ほとんどは、保存的な治療で完治しています。
(5)NPOジコイチの経験則
2015年、大阪の40歳男性、会社員は、左足関節両果骨折、左足根管症候群の傷病名で、神経剥離術を受けたのですが、症状が改善しません。
「治療先の医師を、医療過誤で訴えたいが、どうしたらいいか?」こんな相談にやってきました。
症状は、かかとや足関節、足裏の痛みとだるさ感、足の親指の底屈不能でした。
これらの痛みは、夜間に増強し、痛くて眠れないとの訴えです。
神経剥離術の失敗が予想されますが、それは後遺障害を獲得してから検証しましょうと説得しました。
後脛骨神経麻痺は筋電図、骨折後の骨癒合と変形のレベルは3DCTで完璧に立証しました。
結果、左足関節の機能障害で10級11号、左親趾の用廃で12級12号、併合9級が認定されました。
連携弁護士に委任、訴訟基準で保険屋さんと交渉した結果、
後遺障害慰謝料690万円、
逸失利益 672万6900円×0.35×14.643=3447万6000円
後遺障害部分の損害賠償額は、4137万6000円となりました。
(6)医療過誤
医療過誤とは、医師や看護師などの医療関係者が、治療を行うにあたって当然必要とされる注意を怠ったため、患者に損害を与えることです。薬剤の誤投与や衛生管理の不徹底による感染などは、民法・刑法・行政法上の責任を問われることになりますが、立証責任は患者側にあります。

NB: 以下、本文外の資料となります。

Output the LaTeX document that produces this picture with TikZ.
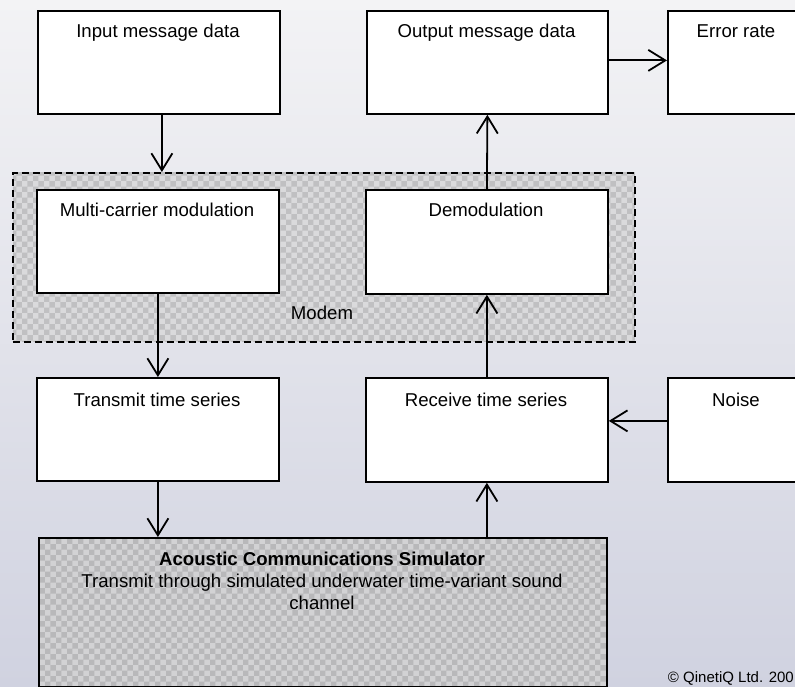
\documentclass[tikz,border=0pt]{standalone}
\usepackage{fontspec}
\setmainfont{Liberation Sans}
\usetikzlibrary{arrows.meta,patterns}
\definecolor{bgtop}{RGB}{243,243,245}
\definecolor{bgbot}{RGB}{208,210,224}
\definecolor{hatchlight}{RGB}{218,218,220}
\definecolor{hatchdark}{RGB}{192,192,194}
\definecolor{simlight}{RGB}{210,210,212}
\definecolor{simdark}{RGB}{184,184,186}
\tikzset{
  box/.style={draw=black, line width=1.8pt, fill=white, rectangle, inner sep=0pt, anchor=north west},
  hatchbox/.style={draw=black, line width=1.8pt, rectangle, inner sep=0pt, anchor=north west,
     preaction={fill=hatchlight}, preaction={pattern=checkerboard, pattern color=hatchdark}},
  simbox/.style={draw=black, line width=1.8pt, rectangle, inner sep=0pt, anchor=north west,
     preaction={fill=simlight}, preaction={pattern=checkerboard, pattern color=simdark}},
  txt/.style={font=\fontsize{18.6pt}{22pt}\selectfont, inner sep=0pt, anchor=base},
  arr/.style={line width=1.8pt, -{Straight Barb[length=17pt,width=21pt,line width=1.8pt]}}
}
\begin{document}
\begin{tikzpicture}[x=1pt,y=-1pt]
\useasboundingbox (0,0) rectangle (795,687);
\clip (0,0) rectangle (795,687);
\shade[top color=bgtop, bottom color=bgbot] (0,0) rectangle (795,687);

% Modem dashed region
\node[hatchbox, dash pattern=on 7pt off 4pt, minimum width=622pt, minimum height=169pt] (mod) at (12,172) {};
\node[txt] (modlbl) at (322,319) {Modem};

% boxes
\node[box, minimum width=242pt, minimum height=103pt] (in) at (37,10) {};
\node[box, minimum width=241pt, minimum height=103pt] (out) at (366,10) {};
\node[box, minimum width=140pt, minimum height=103pt] (err) at (667,10) {};
\node[box, minimum width=242pt, minimum height=103pt] (mc) at (36,189) {};
\node[box, minimum width=242pt, minimum height=104pt] (dem) at (365,189) {};
\node[box, minimum width=242pt, minimum height=103pt] (tx) at (36,377) {};
\node[box, minimum width=242pt, minimum height=104pt] (rx) at (365,377) {};
\node[box, minimum width=140pt, minimum height=104pt] (noise) at (667,377) {};
\node[simbox, minimum width=568pt, minimum height=149pt] (sim) at (38,537) {};

% labels
\node[txt] (tin) at (158,38) {Input message data};
\node[txt] (tout) at (486.5,38) {Output message data};
\node[txt] (terr) at (736,38) {Error rate};
\node[txt] (tmc) at (157,217) {Multi-carrier modulation};
\node[txt] (tdem) at (486,217) {Demodulation};
\node[txt] (ttx) at (157,406) {Transmit time series};
\node[txt] (trx) at (486,406) {Receive time series};
\node[txt] (tnoise) at (736,406) {Noise};
\node[txt, anchor=north, align=center] (tsim) at (322,551.5)
  {\textbf{Acoustic Communications Simulator}\\Transmit through simulated underwater time-variant sound\\channel};
\node[font=\fontsize{15pt}{18pt}\selectfont, inner sep=0pt, anchor=base east] (copy) at (794,682) {© QinetiQ Ltd. 200};

% connectors
\draw[arr] ([xshift=3pt]in.south) -- ([xshift=3pt]in.south |- mod.north);
\draw[arr] (mc.south) -- (tx.north);
\draw[arr] (tx.south) -- (tx.south |- sim.north);
\draw[arr] (rx.south |- sim.north) -- (rx.south);
\draw[arr] (rx.north) -- (dem.south);
\draw[arr] (dem.north) -- (out.south);
\draw[arr] ([yshift=9pt]noise.west) -- ([yshift=9pt]rx.east);
\draw[arr] ([yshift=2pt]out.east) -- ([yshift=2pt]err.west);
\end{tikzpicture}
\end{document}
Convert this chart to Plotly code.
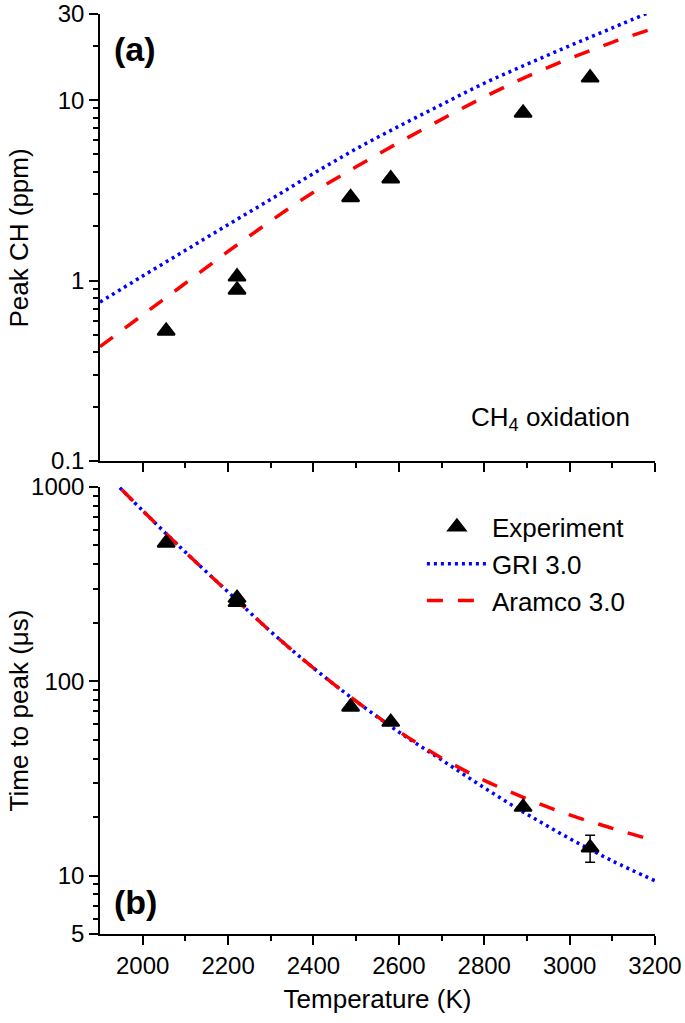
import math
import plotly.graph_objects as go

# ---------------- data ----------------
T_exp = [2055, 2221, 2221, 2487, 2581, 2891, 3048]
peak_ch_exp = [0.526, 1.05, 0.887, 2.89, 3.67, 8.49, 13.3]
time_exp = [515, 268, 255, 73.8, 61.6, 22.5, 13.9]
time_err = [None, None, None, None, None, None, 2.2]

T_model_top = [1900, 2000, 2100, 2200, 2300, 2400, 2500, 2600, 2700, 2800, 2900, 3000, 3100, 3200]
gri_peak = [0.76, 1.06, 1.47, 2.04, 2.82, 3.92, 5.37, 7.16, 9.44, 12.4, 15.8, 20.0, 25.1, 31.6]
aramco_peak = [0.43, 0.645, 0.966, 1.45, 2.14, 3.09, 4.27, 5.82, 7.82, 10.4, 13.5, 17.0, 20.9, 25.1]

T_model_bot = [1900, 2000, 2100, 2200, 2300, 2400, 2500, 2600, 2700, 2800, 2900, 3000, 3100, 3200]
gri_time = [1260, 755, 462, 288, 180, 117, 78.9, 54.8, 39.4, 28.3, 20.7, 15.5, 11.9, 9.4]
aramco_time = [1260, 755, 462, 288, 180, 117, 78.9, 55.2, 40.3, 30.9, 24.8, 20.5, 17.5, 15.1]

x_major = [2000, 2200, 2400, 2600, 2800, 3000, 3200]
x_minor = [2100, 2300, 2500, 2700, 2900, 3100]
y1_major = [0.1, 1, 10, 30]
y1_labels = ["0.1", "1", "10", "30"]
y1_minor = [0.2, 0.3, 0.4, 0.5, 0.6, 0.7, 0.8, 0.9, 2, 3, 4, 5, 6, 7, 8, 9, 20]
y2_major = [5, 10, 100, 1000]
y2_labels = ["5", "10", "100", "1000"]
y2_minor = [6, 7, 8, 9, 20, 30, 40, 50, 60, 70, 80, 90, 200, 300, 400, 500, 600, 700, 800, 900]

FONT = "Liberation Sans, Arial, sans-serif"
BLUE = "#0000ff"
RED = "#ff0000"
GRI_LINE = dict(color=BLUE, width=3.5, dash="3px,4px")
ARA_LINE = dict(color=RED, width=3.5, dash="16px,15px")
MARKER = dict(symbol="triangle-up", size=15, color="black", line=dict(color="black", width=2))

fig = go.Figure()

# bottom panel (legend traces)
fig.add_trace(go.Scatter(x=T_model_bot, y=gri_time, xaxis="x2", yaxis="y2", mode="lines",
                         line=GRI_LINE, line_shape="spline", name="GRI 3.0", legendrank=2))
fig.add_trace(go.Scatter(x=T_model_bot, y=aramco_time, xaxis="x2", yaxis="y2", mode="lines",
                         line=ARA_LINE, line_shape="spline", name="Aramco 3.0", legendrank=3))
fig.add_trace(go.Scatter(x=T_exp, y=time_exp, xaxis="x2", yaxis="y2", mode="markers",
                         marker=MARKER, name="Experiment", legendrank=1,
                         error_y=dict(type="data", array=time_err, color="black",
                                      thickness=1.5, width=5)))

# top panel
fig.add_trace(go.Scatter(x=T_model_top, y=gri_peak, xaxis="x", yaxis="y", mode="lines",
                         line=GRI_LINE, line_shape="spline", showlegend=False))
fig.add_trace(go.Scatter(x=T_model_top, y=aramco_peak, xaxis="x", yaxis="y", mode="lines",
                         line=ARA_LINE, line_shape="spline", showlegend=False))
fig.add_trace(go.Scatter(x=T_exp, y=peak_ch_exp, xaxis="x", yaxis="y", mode="markers",
                         marker=MARKER, showlegend=False))

TICKFONT = dict(family=FONT, size=24, color="black")
common = dict(showline=True, linecolor="black", linewidth=1.5, tickcolor="black",
              tickwidth=1.5, ticklen=9, showgrid=False, zeroline=False,
              automargin=False, tickfont=TICKFONT, ticklabeloverflow="allow")


def xax(anchor, ticks, labels, **kw):
    d = dict(common)
    d.update(range=[1900, 3200], tickmode="array", tickvals=x_major, ticks=ticks,
             showticklabels=labels, anchor=anchor,
             minor=dict(tickmode="array", tickvals=x_minor, ticks=ticks, ticklen=5,
                        tickwidth=1.5, tickcolor="black"))
    d.update(kw)
    return d


def yax(rng, major, labels_txt, minor, anchor, ticks, labels, **kw):
    d = dict(common)
    d.update(type="log", range=rng, tickmode="array", tickvals=major, ticktext=labels_txt,
             ticks=ticks, showticklabels=labels, anchor=anchor,
             minor=dict(tickmode="array", tickvals=minor, ticks=ticks, ticklen=5,
                        tickwidth=1.5, tickcolor="black"))
    d.update(kw)
    return d


top_dom = [0.5141, 1.0]
bot_dom = [0.0, 0.4859]
y1_rng = [-1, math.log10(30)]
y2_rng = [math.log10(5), 3]

fig.update_layout(
    width=685, height=1023,
    margin=dict(l=100, r=30, t=14, b=89),
    paper_bgcolor="white", plot_bgcolor="white",
    font=dict(family=FONT, color="black"),
    xaxis=xax("y", "outside", False, domain=[0, 1]),
    xaxis2=xax("y2", "outside", True, domain=[0, 1],
               title=dict(text="Temperature (K)", font=dict(family=FONT, size=26), standoff=12)),
    xaxis3=xax("y", "inside", False, overlaying="x", side="top"),
    xaxis4=xax("y2", "inside", False, overlaying="x2", side="top"),
    yaxis=yax(y1_rng, y1_major, y1_labels, y1_minor, "x", "outside", True, domain=top_dom),
    yaxis2=yax(y2_rng, y2_major, y2_labels, y2_minor, "x2", "outside", True, domain=bot_dom),
    yaxis3=yax(y1_rng, y1_major, y1_labels, y1_minor, "x", "inside", False,
               overlaying="y", side="right"),
    yaxis4=yax(y2_rng, y2_major, y2_labels, y2_minor, "x2", "inside", False,
               overlaying="y2", side="right"),
    legend=dict(x=0.58, y=0.468, xanchor="left", yanchor="top",
                bgcolor="rgba(0,0,0,0)", font=dict(family=FONT, size=26),
                itemwidth=60, tracegroupgap=0),
    showlegend=True,
)

ann = [
    dict(text="<b>(a)</b>", x=0.0216, y=0.962, font=dict(size=34)),
    dict(text="<b>(b)</b>", x=0.0216, y=0.0348, font=dict(size=34)),
]
for a in ann:
    fig.add_annotation(xref="paper", yref="paper", xanchor="left", yanchor="middle",
                       showarrow=False, font_family=FONT, **a)

fig.add_annotation(text="CH<sub>4</sub> oxidation", xref="paper", yref="paper",
                   x=0.9586, y=0.56, xanchor="right", yanchor="middle", showarrow=False,
                   font=dict(family=FONT, size=26))
fig.add_annotation(text="Peak CH (ppm)", xref="paper", yref="paper", x=-0.146, y=0.757,
                   xanchor="center", yanchor="middle", textangle=-90, showarrow=False,
                   font=dict(family=FONT, size=26))
fig.add_annotation(text="Time to peak (μs)", xref="paper", yref="paper", x=-0.146, y=0.243,
                   xanchor="center", yanchor="middle", textangle=-90, showarrow=False,
                   font=dict(family=FONT, size=26))

fig.write_html("out.html", config={"displayModeBar": False},
               post_script="document.body.style.margin='0';")
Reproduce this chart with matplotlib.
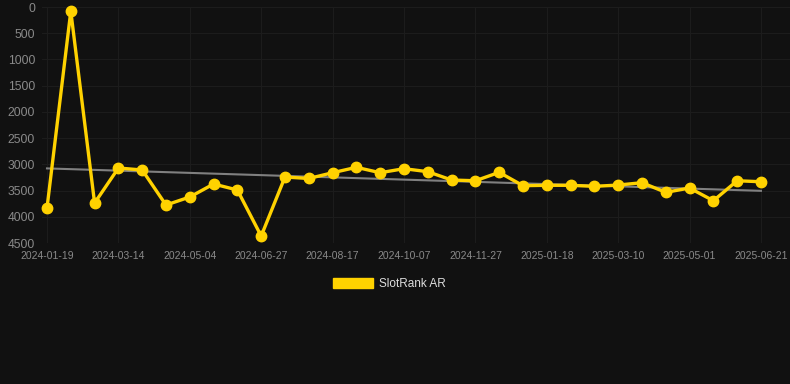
import matplotlib
matplotlib.use('Agg')

import numpy as np
import matplotlib.pyplot as plt
from matplotlib.patches import Patch

# ---- data ----
tick_dates = ['2024-01-19', '2024-03-14', '2024-05-04', '2024-06-27',
              '2024-08-17', '2024-10-07', '2024-11-27', '2025-01-18',
              '2025-03-10', '2025-05-01', '2025-06-21']
ranks = [3833, 80, 3738, 3070, 3108, 3776, 3623, 3375, 3490, 4367,
         3242, 3270, 3160, 3057, 3160, 3083, 3140, 3299, 3313, 3153,
         3407, 3400, 3400, 3420, 3395, 3350, 3534, 3452, 3694, 3313, 3332]
series_name = 'SlotRank AR'

# ---- style ----
C_BG = '#111111'
C_GRID = '#1c1c1c'
C_TEXT = '#8a8a8a'
C_LINE = '#FFD200'
C_TREND = '#808080'

fig = plt.figure(figsize=(7.9, 3.84), dpi=100, facecolor=C_BG)
ax = fig.add_axes([42 / 790, 1 - 243 / 384, 748 / 790, 236 / 384])
ax.set_facecolor(C_BG)

x = np.arange(len(ranks))
y = np.array(ranks)

# trend line (least squares)
k, b = np.polyfit(x, y, 1)
ax.plot(x, k * x + b, color=C_TREND, lw=1.5, zorder=2)

ax.plot(x, y, color=C_LINE, lw=2.4, marker='o', ms=7.5, zorder=3,
        clip_on=False)

ax.set_ylim(4500, 0)
ax.set_yticks(np.arange(0, 4501, 500))
ax.set_xlim(-0.21, 31.22)
ax.set_xticks(x[::3])
ax.set_xticklabels(tick_dates)

ax.grid(True, color=C_GRID, lw=0.8)
for s in ax.spines.values():
    s.set_visible(False)
ax.tick_params(length=0, colors=C_TEXT)
for lab in ax.get_yticklabels():
    lab.set_fontfamily('Liberation Sans')
    lab.set_fontsize(8.7)
for lab in ax.get_xticklabels():
    lab.set_fontfamily('Liberation Sans')
    lab.set_fontsize(7.5)
ax.tick_params(axis='y', pad=5)
ax.tick_params(axis='x', pad=6)

# ---- legend ----
fig.legend(handles=[Patch(facecolor=C_LINE, edgecolor=C_LINE, label=series_name)],
           loc='center', bbox_to_anchor=(0.493, 1 - 284 / 384),
           frameon=False, handlelength=3.4, handleheight=1.0,
           handletextpad=0.5,
           prop={'family': 'Liberation Sans', 'size': 8.5},
           labelcolor='#dddddd')

fig.savefig('out.png', dpi=100, facecolor=C_BG)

本件の神経剥離術に医療過誤があったとしても、交通事故による挫滅的な損傷であり、神経剥離術が失敗であったとしても、それは不可抗力であって医療過誤ではないと主張されるでしょう。
そして、交通事故医療では、この蓋然性が非常に高いのです。
先の見えない戦いに突入しようものなら、相手損保は、支払責任を免れますから、大喜びです。
私が保険調査員時代、ある被害者が、医療過誤訴訟を立ち上げました。
結論は、手術は失敗ではなく不可抗力であったと思料されるが、医師として、その手術を選択したことに注意義務違反があり、インフォームド・コンセントも十分ではなかったとして、僅かな見舞金の支払が命じられたのみで結審しました。
この被害者は、手術直後から病院内で医療過誤を叫び、治療先からマークされていました。
そして、そのことを損保に報告し、損保から弁護士の紹介を受けて争ったのです。
医療過誤であっても、そんなことで大騒ぎするのではなく、まず、後遺障害を確定させて、損保との損害賠償請求を訴訟基準で完結させるのです。
その後、引き続き弁護士に依頼して、見舞金を請求すればいいのです。